Desa Serempah kini hanya bisa dilewati oleh kalangan tertentu saja. Upaya ini dilakukan demi keamanan, karena lokasi Serempah sudah tidak stabil lagi dan sewaktu-waktu dapat mengancam jiwa. Akses menuju Serempah hanya diperbolehkan untuk wartawan, tim relawan, aparat keamanan yang hingga kemarin masih melakukan proses pencarian tujuh warga yang masih tertimbun di dasar longsoran.
Selain itu, akses masuk ke Serempah, tepatnya di perbatasan Desa Bah, Kecamatan Ketol, hanya diberikan kepada warga dan saudara keluarga korban yang ingin melihat kondisi rumah. Tragedi di Serempah ini juga banyak menyedot perhatian warga yang hanya sekadar datang untuk melihat dan memastikan, apakah ada kerabat atau sanak keluarganya yang jadi korban.
Peristiwa runtuhnya Desa Serempah ke dasar bukit juga menutup akses menuju beberapa desa lainnya, yaitu Kukuyang, Bugara, Simpang Tiga dan Berawang Gajah. Serempah dihuni sekitar 74 kepala keluarga. Mayoritas penduduk setempat adalah petani dan peladang. Bagian tanah yang amblas ke dasar bukit terdapat fasilitas publik seperti Polindes dan belasan rumah.

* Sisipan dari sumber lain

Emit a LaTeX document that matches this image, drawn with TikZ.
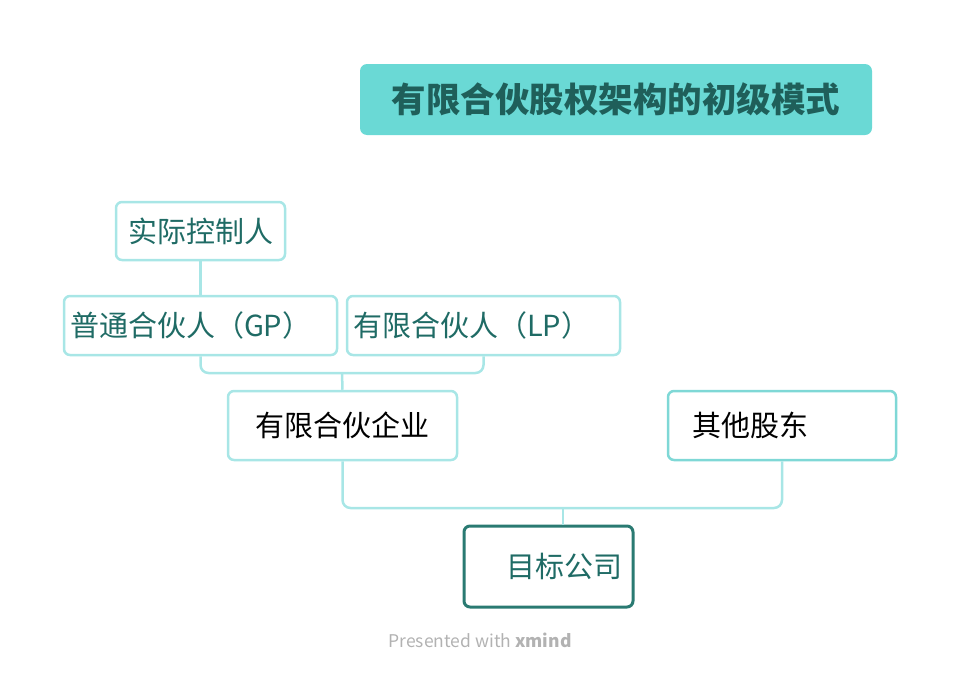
\documentclass[tikz,border=0pt]{standalone}
\usepackage{fontspec}
\setmainfont{Noto Sans CJK SC}
\usetikzlibrary{positioning}
\definecolor{titlefill}{HTML}{6AD9D5}
\definecolor{titletext}{HTML}{1F5F5A}
\definecolor{paleline}{HTML}{A8E6E6}
\definecolor{midline}{HTML}{7FD8D6}
\definecolor{darkline}{HTML}{2A7A72}
\definecolor{nodetext}{HTML}{1F6B65}
\begin{document}
\begin{tikzpicture}[x=1pt,y=-1pt,
  box/.style={draw=paleline, line width=2.5pt, rounded corners=6pt, inner sep=0pt, font=\fontsize{29}{33}\selectfont, text=nodetext},
  link/.style={draw=paleline, line width=2.5pt, rounded corners=8pt}]
  \useasboundingbox (0,0) rectangle (961,672);
  % title
  \node[fill=titlefill, rounded corners=7pt, minimum width=512pt, minimum height=71pt, font=\fontsize{34.5}{38}\selectfont\bfseries, text=titletext] (title) at (616,99.5) {有限合伙股权架构的初级模式};
  % nodes
  \node[box, minimum width=169pt, minimum height=58pt] (ctrl) at (200.5,231) {实际控制人};
  \node[box, minimum width=273pt, minimum height=59pt, text width=261pt, align=left] (gp) at (200.5,325.5) {普通合伙人（GP）};
  \node[box, minimum width=273pt, minimum height=59pt, text width=261pt, align=left] (lp) at (483.5,325.5) {有限合伙人（LP）};
  \node[box, minimum width=229pt, minimum height=69pt, text=black] (fund) at (342.5,425.5) {有限合伙企业};
  \node[box, draw=midline, minimum width=228pt, minimum height=69pt, text width=180pt, align=left, text=black] (other) at (782,425.5) {其他股东};
  \node[box, draw=darkline, line width=3pt, minimum width=169pt, minimum height=81pt, text width=148pt, align=right] (target) at (548.5,566.5) {目标公司};
  % connectors
  \coordinate (j1) at (342,373);
  \coordinate (j2) at (563,508);
  \draw[link] (ctrl.south) -- (gp.north);
  \draw[link] (gp.south) |- (j1) -| (lp.south);
  \draw[link] (j1) -- (fund.north);
  \draw[link] (fund.south) |- (j2) -| (other.south);
  \draw[link] (j2) -- (target.north -| j2);
  % footer
  \node[text=black!30, font=\fontsize{17.5}{20}\selectfont] (foot) at (480,640) {Presented with \textbf{xmind}};
\end{tikzpicture}
\end{document}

Menurut keterangan warga setempat, rumah-rumah yang amblas tersebut milik Syamsudin, Arman (kepala desa), Selamat (sekeretaris desa), Dahlan, Mukmin, Aman Lida, Aman Kurnia, Daud Bereh, Abdul Wahab, Aman Pardi, Karya dan Rubiah. Untuk mencapai Serempah dapat ditempuh sekitar satu jam perjalanan dari Takengon. Namun jalan menuju ke sana tidak dapat diakses karena masih ditutupi longsoran.
Warga yang hendak ke Serempah harus melalui jalan ke mengitari Bukit Sama (Jalan Bireuen-Tekengon) di Kabupaten Bener Meriah dengan waktu tempuh sekitar dua 2,5 jam perjalanan. Kini, jika kita melewati lintasan ini, tampak sejumlah warga termasuk anak-anak mengulurkan kotak sumbangan kepada pengguna jalan. Bekas longsoran bukit dan jalanan yang retak dapat dengan mudah ditemui. Medan semakin berat terasa saat memasuki perbatasan Aceh Tengah-Bener Meriah.
Kondisi jalan tersebut banyak yang rusak, menanjak dan berdebu. Tak jauh setelah memasuki wilayah perbatasan kondisi kerusakan parah mulai terlihat. Rumah-rumah banyak rubuh, retak dan beberapa di antara pemilik mendirikan tenda. Serambi berhasil masuk ke Serempah sekitar pukul 13.30 wib. Truk tentara mulai terlihat hilir mudik keluar masuk Serempah, termasuk para relawan, dan ambulans terparkir siaga. Tepat di lokasi amburuknya Desa Serempah ke dasar bukit masih terus menjadi fokus relawan Basarnas mencari tujuh korban yang masih hilang tertimbun longsor.